What you have to do
Reproduce the lines of the material exactly, excluding every image.

= = = =

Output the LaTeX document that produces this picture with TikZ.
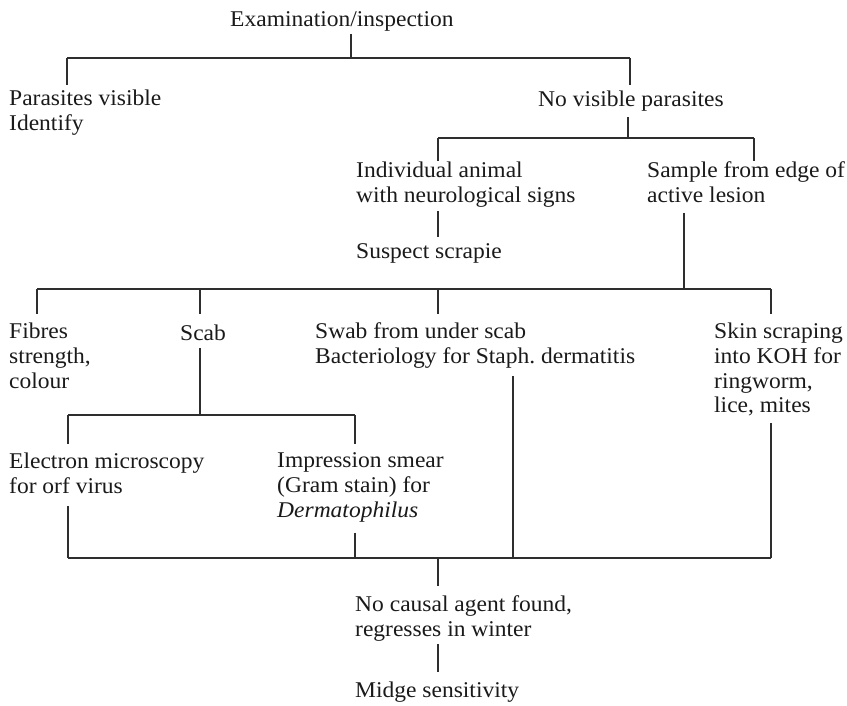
\documentclass[tikz,border=0pt]{standalone}
\usepackage{fontspec}
\setmainfont{Liberation Serif}[FakeStretch=1.045]
\frenchspacing
\definecolor{ink}{HTML}{1A1A1A}
\definecolor{rule}{HTML}{2E2E2E}
\tikzset{
  lbl/.style={anchor=north west, inner sep=0pt, align=left, yshift=17.36pt,
    text=ink, font=\fontsize{22.5}{24.8}\selectfont,
    execute at begin node=\strut, execute at end node=\strut},
  link/.style={draw=rule, line width=1.2pt, line cap=butt}
}
\begin{document}
\begin{tikzpicture}[x=1pt,y=-1pt]
\fill[white] (0,0) rectangle (847,705);
\useasboundingbox (0,0) rectangle (847,705);

% ---- labels (placed at the baseline of their first line)
\node[lbl] (exam)  at (230,26)  {Examination/inspection};
\node[lbl] (par)   at (9,107)   {Parasites visible\\Identify};
\node[lbl] (nv)    at (538,106) {No visible parasites};
\node[lbl] (ind)   at (356,179) {Individual animal\\with neurological signs};
\node[lbl] (sam)   at (647,179) {Sample from edge of\\active lesion};
\node[lbl] (scr)   at (356,258) {Suspect scrapie};
\node[lbl] (fib)   at (9,340)   {Fibres\\strength,\\colour};
\node[lbl] (scab)  at (180,340) {Scab};
\node[lbl] (swab)  at (315,340) {Swab from under scab\\Bacteriology for Staph. dermatitis};
\node[lbl] (skin)  at (714,340) {Skin scraping\\into KOH for\\ringworm,\\lice, mites};
\node[lbl] (em)    at (9,470)   {Electron microscopy\\for orf virus};
\node[lbl] (imp)   at (277,470) {Impression smear\\(Gram stain) for\\\textit{Dermatophilus}};
\node[lbl] (nca)   at (355,613) {No causal agent found,\\regresses in winter};
\node[lbl] (midge) at (355,697) {Midge sensitivity};

% ---- junction points of the horizontal bars
\coordinate (a0) at (351,58);  \coordinate (aL) at (67,58);   \coordinate (aR) at (630,58);
\coordinate (b0) at (628,138); \coordinate (bL) at (438,138); \coordinate (bR) at (754,138);
\coordinate (c0) at (684,289); \coordinate (c1) at (37,289);  \coordinate (c2) at (200,289);
\coordinate (c3) at (438,289); \coordinate (c4) at (771,289);
\coordinate (d0) at (200,415); \coordinate (dL) at (68,415);  \coordinate (dR) at (355,415);
\coordinate (e1) at (68,558);  \coordinate (e2) at (355,558); \coordinate (e3) at (513,558);
\coordinate (e4) at (771,558); \coordinate (e0) at (438,558);
\coordinate (f0) at (438,645);

% ---- top level
\draw[link] (exam.south -| a0) -- (a0);
\draw[link] (aL) -- (aR);
\draw[link, shorten >=4.6pt] (aL) -- (aL |- par.north);
\draw[link, shorten >=3.6pt] (aR) -- (aR |- nv.north);

% ---- no visible parasites
\draw[link, shorten <=3.6pt] (nv.south -| b0) -- (b0);
\draw[link] (bL) -- (bR);
\draw[link, shorten >=0.6pt] (bL) -- (bL |- ind.north);
\draw[link, shorten >=0.6pt] (bR) -- (bR |- sam.north);
\draw[link, shorten <=1.6pt, shorten >=3.6pt] (ind.south -| bL) -- (bL |- scr.north);

% ---- sample from lesion
\draw[link, shorten <=2.6pt] (sam.south -| c0) -- (c0);
\draw[link] (c1) -- (c4);
\draw[link, shorten >=8.6pt] (c1) -- (c1 |- fib.north);
\draw[link, shorten >=8.6pt] (c2) -- (c2 |- scab.north);
\draw[link, shorten >=8.6pt] (c3) -- (c3 |- swab.north);
\draw[link, shorten >=8.6pt] (c4) -- (c4 |- skin.north);

% ---- scab
\draw[link] (scab.south -| d0) -- (d0);
\draw[link] (dL) -- (dR);
\draw[link, shorten >=8.6pt] (dL) -- (dL |- em.north);
\draw[link, shorten >=8.6pt] (dR) -- (dR |- imp.north);

% ---- gathering bar
\draw[link, shorten <=5pt] (em.south -| e1) -- (e1);
\draw[link, shorten <=8pt] (imp.south -| e2) -- (e2);
\draw[link, shorten <=4.8pt] (swab.south -| e3) -- (e3);
\draw[link, shorten <=3pt] (skin.south -| e4) -- (e4);
\draw[link] (e1) -- (e4);
\draw[link, shorten >=9.6pt] (e0) -- (e0 |- nca.north);
\draw[link, shorten >=7.6pt] (nca.south -| f0) -- (f0 |- midge.north);
\end{tikzpicture}
\end{document}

= = = =

In response
Output the LaTeX document that produces this picture with TikZ.
\documentclass[tikz,border=0pt]{standalone}
\usepackage{fontspec}
\setmainfont{Liberation Serif}[FakeStretch=1.045]
\frenchspacing
\definecolor{ink}{HTML}{1A1A1A}
\definecolor{rule}{HTML}{2E2E2E}
\tikzset{
  lbl/.style={anchor=north west, inner sep=0pt, align=left, yshift=17.36pt,
    text=ink, font=\fontsize{22.5}{24.8}\selectfont,
    execute at begin node=\strut, execute at end node=\strut},
  link/.style={draw=rule, line width=1.2pt, line cap=butt}
}
\begin{document}
\begin{tikzpicture}[x=1pt,y=-1pt]
\fill[white] (0,0) rectangle (847,705);
\useasboundingbox (0,0) rectangle (847,705);

% ---- labels (placed at the baseline of their first line)
\node[lbl] (exam)  at (230,26)  {Examination/inspection};
\node[lbl] (par)   at (9,107)   {Parasites visible\\Identify};
\node[lbl] (nv)    at (538,106) {No visible parasites};
\node[lbl] (ind)   at (356,179) {Individual animal\\with neurological signs};
\node[lbl] (sam)   at (647,179) {Sample from edge of\\active lesion};
\node[lbl] (scr)   at (356,258) {Suspect scrapie};
\node[lbl] (fib)   at (9,340)   {Fibres\\strength,\\colour};
\node[lbl] (scab)  at (180,340) {Scab};
\node[lbl] (swab)  at (315,340) {Swab from under scab\\Bacteriology for Staph. dermatitis};
\node[lbl] (skin)  at (714,340) {Skin scraping\\into KOH for\\ringworm,\\lice, mites};
\node[lbl] (em)    at (9,470)   {Electron microscopy\\for orf virus};
\node[lbl] (imp)   at (277,470) {Impression smear\\(Gram stain) for\\\textit{Dermatophilus}};
\node[lbl] (nca)   at (355,613) {No causal agent found,\\regresses in winter};
\node[lbl] (midge) at (355,697) {Midge sensitivity};

% ---- junction points of the horizontal bars
\coordinate (a0) at (351,58);  \coordinate (aL) at (67,58);   \coordinate (aR) at (630,58);
\coordinate (b0) at (628,138); \coordinate (bL) at (438,138); \coordinate (bR) at (754,138);
\coordinate (c0) at (684,289); \coordinate (c1) at (37,289);  \coordinate (c2) at (200,289);
\coordinate (c3) at (438,289); \coordinate (c4) at (771,289);
\coordinate (d0) at (200,415); \coordinate (dL) at (68,415);  \coordinate (dR) at (355,415);
\coordinate (e1) at (68,558);  \coordinate (e2) at (355,558); \coordinate (e3) at (513,558);
\coordinate (e4) at (771,558); \coordinate (e0) at (438,558);
\coordinate (f0) at (438,645);

% ---- top level
\draw[link] (exam.south -| a0) -- (a0);
\draw[link] (aL) -- (aR);
\draw[link, shorten >=4.6pt] (aL) -- (aL |- par.north);
\draw[link, shorten >=3.6pt] (aR) -- (aR |- nv.north);

% ---- no visible parasites
\draw[link, shorten <=3.6pt] (nv.south -| b0) -- (b0);
\draw[link] (bL) -- (bR);
\draw[link, shorten >=0.6pt] (bL) -- (bL |- ind.north);
\draw[link, shorten >=0.6pt] (bR) -- (bR |- sam.north);
\draw[link, shorten <=1.6pt, shorten >=3.6pt] (ind.south -| bL) -- (bL |- scr.north);

% ---- sample from lesion
\draw[link, shorten <=2.6pt] (sam.south -| c0) -- (c0);
\draw[link] (c1) -- (c4);
\draw[link, shorten >=8.6pt] (c1) -- (c1 |- fib.north);
\draw[link, shorten >=8.6pt] (c2) -- (c2 |- scab.north);
\draw[link, shorten >=8.6pt] (c3) -- (c3 |- swab.north);
\draw[link, shorten >=8.6pt] (c4) -- (c4 |- skin.north);

% ---- scab
\draw[link] (scab.south -| d0) -- (d0);
\draw[link] (dL) -- (dR);
\draw[link, shorten >=8.6pt] (dL) -- (dL |- em.north);
\draw[link, shorten >=8.6pt] (dR) -- (dR |- imp.north);

% ---- gathering bar
\draw[link, shorten <=5pt] (em.south -| e1) -- (e1);
\draw[link, shorten <=8pt] (imp.south -| e2) -- (e2);
\draw[link, shorten <=4.8pt] (swab.south -| e3) -- (e3);
\draw[link, shorten <=3pt] (skin.south -| e4) -- (e4);
\draw[link] (e1) -- (e4);
\draw[link, shorten >=9.6pt] (e0) -- (e0 |- nca.north);
\draw[link, shorten >=7.6pt] (nca.south -| f0) -- (f0 |- midge.north);
\end{tikzpicture}
\end{document}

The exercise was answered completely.